__STATED EXERCISE__.
Set down exactly the lines of the listing below, please, beginning with the first and ending with the line that holds "yticks = [0, 5, 10, 15, 20, 25, 30, 35]".

__DATASET SECTION__.
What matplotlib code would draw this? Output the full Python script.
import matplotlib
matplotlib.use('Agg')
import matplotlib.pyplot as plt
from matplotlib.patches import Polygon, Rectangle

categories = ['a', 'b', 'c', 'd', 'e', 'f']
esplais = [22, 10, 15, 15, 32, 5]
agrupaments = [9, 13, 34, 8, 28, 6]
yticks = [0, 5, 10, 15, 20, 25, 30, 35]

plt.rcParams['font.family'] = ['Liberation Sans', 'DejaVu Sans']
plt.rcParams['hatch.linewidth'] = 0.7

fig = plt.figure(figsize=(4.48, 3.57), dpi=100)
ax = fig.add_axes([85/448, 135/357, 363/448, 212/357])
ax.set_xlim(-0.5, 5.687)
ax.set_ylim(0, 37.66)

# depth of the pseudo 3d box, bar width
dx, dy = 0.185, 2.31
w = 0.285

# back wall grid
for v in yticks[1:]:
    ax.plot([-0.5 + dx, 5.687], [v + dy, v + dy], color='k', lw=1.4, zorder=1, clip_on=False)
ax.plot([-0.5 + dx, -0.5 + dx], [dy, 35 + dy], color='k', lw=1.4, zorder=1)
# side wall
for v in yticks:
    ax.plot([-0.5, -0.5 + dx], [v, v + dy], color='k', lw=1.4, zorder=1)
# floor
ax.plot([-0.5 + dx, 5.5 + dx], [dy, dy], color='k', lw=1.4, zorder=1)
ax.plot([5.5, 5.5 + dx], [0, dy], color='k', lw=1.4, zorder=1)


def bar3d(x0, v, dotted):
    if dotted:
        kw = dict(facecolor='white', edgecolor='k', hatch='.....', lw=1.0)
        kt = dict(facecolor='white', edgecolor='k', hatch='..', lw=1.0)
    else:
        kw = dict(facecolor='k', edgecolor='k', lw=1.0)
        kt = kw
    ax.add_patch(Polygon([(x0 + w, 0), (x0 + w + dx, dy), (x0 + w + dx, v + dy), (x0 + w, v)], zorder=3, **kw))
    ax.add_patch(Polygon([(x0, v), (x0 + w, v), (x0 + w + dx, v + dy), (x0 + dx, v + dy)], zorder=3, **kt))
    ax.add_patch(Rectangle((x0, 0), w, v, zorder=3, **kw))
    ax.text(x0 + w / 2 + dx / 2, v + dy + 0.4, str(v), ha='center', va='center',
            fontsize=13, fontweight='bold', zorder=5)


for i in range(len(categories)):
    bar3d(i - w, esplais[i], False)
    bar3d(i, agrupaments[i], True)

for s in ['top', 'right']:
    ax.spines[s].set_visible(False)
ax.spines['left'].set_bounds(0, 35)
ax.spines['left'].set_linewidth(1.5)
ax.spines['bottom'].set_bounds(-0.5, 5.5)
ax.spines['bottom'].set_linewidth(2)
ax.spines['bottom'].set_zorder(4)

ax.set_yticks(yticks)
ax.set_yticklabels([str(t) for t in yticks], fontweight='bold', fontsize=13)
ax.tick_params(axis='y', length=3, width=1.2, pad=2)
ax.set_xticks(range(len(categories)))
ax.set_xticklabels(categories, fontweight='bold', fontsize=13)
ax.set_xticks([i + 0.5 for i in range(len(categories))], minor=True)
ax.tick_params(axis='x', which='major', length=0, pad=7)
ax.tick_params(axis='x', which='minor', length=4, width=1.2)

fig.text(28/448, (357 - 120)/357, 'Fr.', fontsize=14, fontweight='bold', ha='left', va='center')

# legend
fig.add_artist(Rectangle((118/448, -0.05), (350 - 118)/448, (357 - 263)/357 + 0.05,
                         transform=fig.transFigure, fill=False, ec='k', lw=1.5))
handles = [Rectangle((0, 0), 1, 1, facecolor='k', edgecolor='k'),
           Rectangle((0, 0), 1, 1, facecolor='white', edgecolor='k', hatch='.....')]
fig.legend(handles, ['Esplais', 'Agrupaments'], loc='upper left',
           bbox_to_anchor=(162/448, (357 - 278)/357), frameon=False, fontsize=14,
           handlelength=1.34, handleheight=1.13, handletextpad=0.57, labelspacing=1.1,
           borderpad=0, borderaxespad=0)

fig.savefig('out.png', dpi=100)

__WRITTEN SOLUTION__.
What matplotlib code would draw this? Output the full Python script.
import matplotlib
matplotlib.use('Agg')
import matplotlib.pyplot as plt
from matplotlib.patches import Polygon, Rectangle

categories = ['a', 'b', 'c', 'd', 'e', 'f']
esplais = [22, 10, 15, 15, 32, 5]
agrupaments = [9, 13, 34, 8, 28, 6]
yticks = [0, 5, 10, 15, 20, 25, 30, 35]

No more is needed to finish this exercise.